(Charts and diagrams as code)
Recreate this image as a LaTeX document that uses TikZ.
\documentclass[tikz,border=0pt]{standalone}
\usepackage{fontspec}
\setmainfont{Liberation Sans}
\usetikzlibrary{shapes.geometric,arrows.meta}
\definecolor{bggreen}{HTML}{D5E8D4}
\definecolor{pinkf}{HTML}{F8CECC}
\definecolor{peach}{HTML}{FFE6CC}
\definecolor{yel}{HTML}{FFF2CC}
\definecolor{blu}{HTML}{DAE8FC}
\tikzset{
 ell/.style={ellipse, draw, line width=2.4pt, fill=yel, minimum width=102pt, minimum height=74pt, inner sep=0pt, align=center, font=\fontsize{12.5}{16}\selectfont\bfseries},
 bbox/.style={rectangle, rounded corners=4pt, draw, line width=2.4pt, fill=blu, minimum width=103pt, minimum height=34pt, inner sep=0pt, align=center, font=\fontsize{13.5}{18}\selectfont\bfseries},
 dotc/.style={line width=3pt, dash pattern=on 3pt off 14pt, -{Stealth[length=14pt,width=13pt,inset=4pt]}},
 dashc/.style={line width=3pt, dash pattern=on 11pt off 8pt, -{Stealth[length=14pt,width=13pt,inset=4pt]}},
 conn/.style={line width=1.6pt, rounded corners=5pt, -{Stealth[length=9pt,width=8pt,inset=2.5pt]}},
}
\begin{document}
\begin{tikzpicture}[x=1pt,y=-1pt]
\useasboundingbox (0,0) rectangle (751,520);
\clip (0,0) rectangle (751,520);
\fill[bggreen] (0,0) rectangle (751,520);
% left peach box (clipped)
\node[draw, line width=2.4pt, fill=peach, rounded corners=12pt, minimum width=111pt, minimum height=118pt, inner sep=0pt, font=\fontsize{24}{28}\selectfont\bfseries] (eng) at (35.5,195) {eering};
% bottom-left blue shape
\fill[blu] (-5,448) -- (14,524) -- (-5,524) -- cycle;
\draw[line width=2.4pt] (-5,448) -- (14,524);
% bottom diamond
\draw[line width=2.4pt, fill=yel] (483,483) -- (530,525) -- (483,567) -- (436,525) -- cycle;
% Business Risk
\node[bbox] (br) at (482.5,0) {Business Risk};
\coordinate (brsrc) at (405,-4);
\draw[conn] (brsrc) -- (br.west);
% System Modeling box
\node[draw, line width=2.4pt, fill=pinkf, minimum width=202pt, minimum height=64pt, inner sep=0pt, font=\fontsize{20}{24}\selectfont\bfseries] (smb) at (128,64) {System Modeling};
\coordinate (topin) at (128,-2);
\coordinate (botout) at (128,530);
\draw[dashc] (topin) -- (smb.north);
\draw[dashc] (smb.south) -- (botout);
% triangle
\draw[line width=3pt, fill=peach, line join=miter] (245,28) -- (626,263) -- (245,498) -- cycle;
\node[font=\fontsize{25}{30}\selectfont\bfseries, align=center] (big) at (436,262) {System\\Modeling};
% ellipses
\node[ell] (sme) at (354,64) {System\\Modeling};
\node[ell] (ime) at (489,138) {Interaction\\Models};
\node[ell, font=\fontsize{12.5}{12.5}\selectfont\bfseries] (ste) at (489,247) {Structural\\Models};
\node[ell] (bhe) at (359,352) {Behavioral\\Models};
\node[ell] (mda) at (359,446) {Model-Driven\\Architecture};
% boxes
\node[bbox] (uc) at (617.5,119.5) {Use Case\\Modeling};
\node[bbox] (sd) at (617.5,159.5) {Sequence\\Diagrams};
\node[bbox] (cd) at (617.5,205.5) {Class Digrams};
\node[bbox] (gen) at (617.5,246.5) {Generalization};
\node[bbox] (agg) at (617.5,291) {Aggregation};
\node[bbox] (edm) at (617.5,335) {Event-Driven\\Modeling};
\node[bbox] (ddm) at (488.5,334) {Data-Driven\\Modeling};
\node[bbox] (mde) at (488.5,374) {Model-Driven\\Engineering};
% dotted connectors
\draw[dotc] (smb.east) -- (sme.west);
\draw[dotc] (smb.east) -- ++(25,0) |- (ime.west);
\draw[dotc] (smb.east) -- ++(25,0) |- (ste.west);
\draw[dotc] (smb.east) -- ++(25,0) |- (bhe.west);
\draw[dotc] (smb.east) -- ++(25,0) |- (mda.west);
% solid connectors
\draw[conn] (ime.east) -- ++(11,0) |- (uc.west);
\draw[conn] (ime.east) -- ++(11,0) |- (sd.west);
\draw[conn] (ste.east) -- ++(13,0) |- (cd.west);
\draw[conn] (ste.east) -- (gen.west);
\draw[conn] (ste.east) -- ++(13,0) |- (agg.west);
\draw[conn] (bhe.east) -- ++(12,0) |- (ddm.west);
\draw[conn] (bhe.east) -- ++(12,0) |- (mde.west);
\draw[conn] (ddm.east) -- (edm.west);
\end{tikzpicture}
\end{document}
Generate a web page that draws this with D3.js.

Task instructions
Take the entries above and copy them out exactly.

Written reply
Recreate this image as a LaTeX document that uses TikZ.
\documentclass[tikz,border=0pt]{standalone}
\usepackage{fontspec}
\setmainfont{Liberation Sans}
\usetikzlibrary{shapes.geometric,arrows.meta}
\definecolor{bggreen}{HTML}{D5E8D4}
\definecolor{pinkf}{HTML}{F8CECC}
\definecolor{peach}{HTML}{FFE6CC}
\definecolor{yel}{HTML}{FFF2CC}
\definecolor{blu}{HTML}{DAE8FC}
\tikzset{
 ell/.style={ellipse, draw, line width=2.4pt, fill=yel, minimum width=102pt, minimum height=74pt, inner sep=0pt, align=center, font=\fontsize{12.5}{16}\selectfont\bfseries},
 bbox/.style={rectangle, rounded corners=4pt, draw, line width=2.4pt, fill=blu, minimum width=103pt, minimum height=34pt, inner sep=0pt, align=center, font=\fontsize{13.5}{18}\selectfont\bfseries},
 dotc/.style={line width=3pt, dash pattern=on 3pt off 14pt, -{Stealth[length=14pt,width=13pt,inset=4pt]}},
 dashc/.style={line width=3pt, dash pattern=on 11pt off 8pt, -{Stealth[length=14pt,width=13pt,inset=4pt]}},
 conn/.style={line width=1.6pt, rounded corners=5pt, -{Stealth[length=9pt,width=8pt,inset=2.5pt]}},
}
\begin{document}
\begin{tikzpicture}[x=1pt,y=-1pt]
\useasboundingbox (0,0) rectangle (751,520);
\clip (0,0) rectangle (751,520);
\fill[bggreen] (0,0) rectangle (751,520);
% left peach box (clipped)
\node[draw, line width=2.4pt, fill=peach, rounded corners=12pt, minimum width=111pt, minimum height=118pt, inner sep=0pt, font=\fontsize{24}{28}\selectfont\bfseries] (eng) at (35.5,195) {eering};
% bottom-left blue shape
\fill[blu] (-5,448) -- (14,524) -- (-5,524) -- cycle;
\draw[line width=2.4pt] (-5,448) -- (14,524);
% bottom diamond
\draw[line width=2.4pt, fill=yel] (483,483) -- (530,525) -- (483,567) -- (436,525) -- cycle;
% Business Risk
\node[bbox] (br) at (482.5,0) {Business Risk};
\coordinate (brsrc) at (405,-4);
\draw[conn] (brsrc) -- (br.west);
% System Modeling box
\node[draw, line width=2.4pt, fill=pinkf, minimum width=202pt, minimum height=64pt, inner sep=0pt, font=\fontsize{20}{24}\selectfont\bfseries] (smb) at (128,64) {System Modeling};
\coordinate (topin) at (128,-2);
\coordinate (botout) at (128,530);
\draw[dashc] (topin) -- (smb.north);
\draw[dashc] (smb.south) -- (botout);
% triangle
\draw[line width=3pt, fill=peach, line join=miter] (245,28) -- (626,263) -- (245,498) -- cycle;
\node[font=\fontsize{25}{30}\selectfont\bfseries, align=center] (big) at (436,262) {System\\Modeling};
% ellipses
\node[ell] (sme) at (354,64) {System\\Modeling};
\node[ell] (ime) at (489,138) {Interaction\\Models};
\node[ell, font=\fontsize{12.5}{12.5}\selectfont\bfseries] (ste) at (489,247) {Structural\\Models};
\node[ell] (bhe) at (359,352) {Behavioral\\Models};
\node[ell] (mda) at (359,446) {Model-Driven\\Architecture};
% boxes
\node[bbox] (uc) at (617.5,119.5) {Use Case\\Modeling};
\node[bbox] (sd) at (617.5,159.5) {Sequence\\Diagrams};
\node[bbox] (cd) at (617.5,205.5) {Class Digrams};
\node[bbox] (gen) at (617.5,246.5) {Generalization};
\node[bbox] (agg) at (617.5,291) {Aggregation};
\node[bbox] (edm) at (617.5,335) {Event-Driven\\Modeling};
\node[bbox] (ddm) at (488.5,334) {Data-Driven\\Modeling};
\node[bbox] (mde) at (488.5,374) {Model-Driven\\Engineering};
% dotted connectors
\draw[dotc] (smb.east) -- (sme.west);
\draw[dotc] (smb.east) -- ++(25,0) |- (ime.west);
\draw[dotc] (smb.east) -- ++(25,0) |- (ste.west);
\draw[dotc] (smb.east) -- ++(25,0) |- (bhe.west);
\draw[dotc] (smb.east) -- ++(25,0) |- (mda.west);
% solid connectors
\draw[conn] (ime.east) -- ++(11,0) |- (uc.west);
\draw[conn] (ime.east) -- ++(11,0) |- (sd.west);
\draw[conn] (ste.east) -- ++(13,0) |- (cd.west);
\draw[conn] (ste.east) -- (gen.west);
\draw[conn] (ste.east) -- ++(13,0) |- (agg.west);
\draw[conn] (bhe.east) -- ++(12,0) |- (ddm.west);
\draw[conn] (bhe.east) -- ++(12,0) |- (mde.west);
\draw[conn] (ddm.east) -- (edm.west);
\end{tikzpicture}
\end{document}
Generate a web page that draws this with D3.js.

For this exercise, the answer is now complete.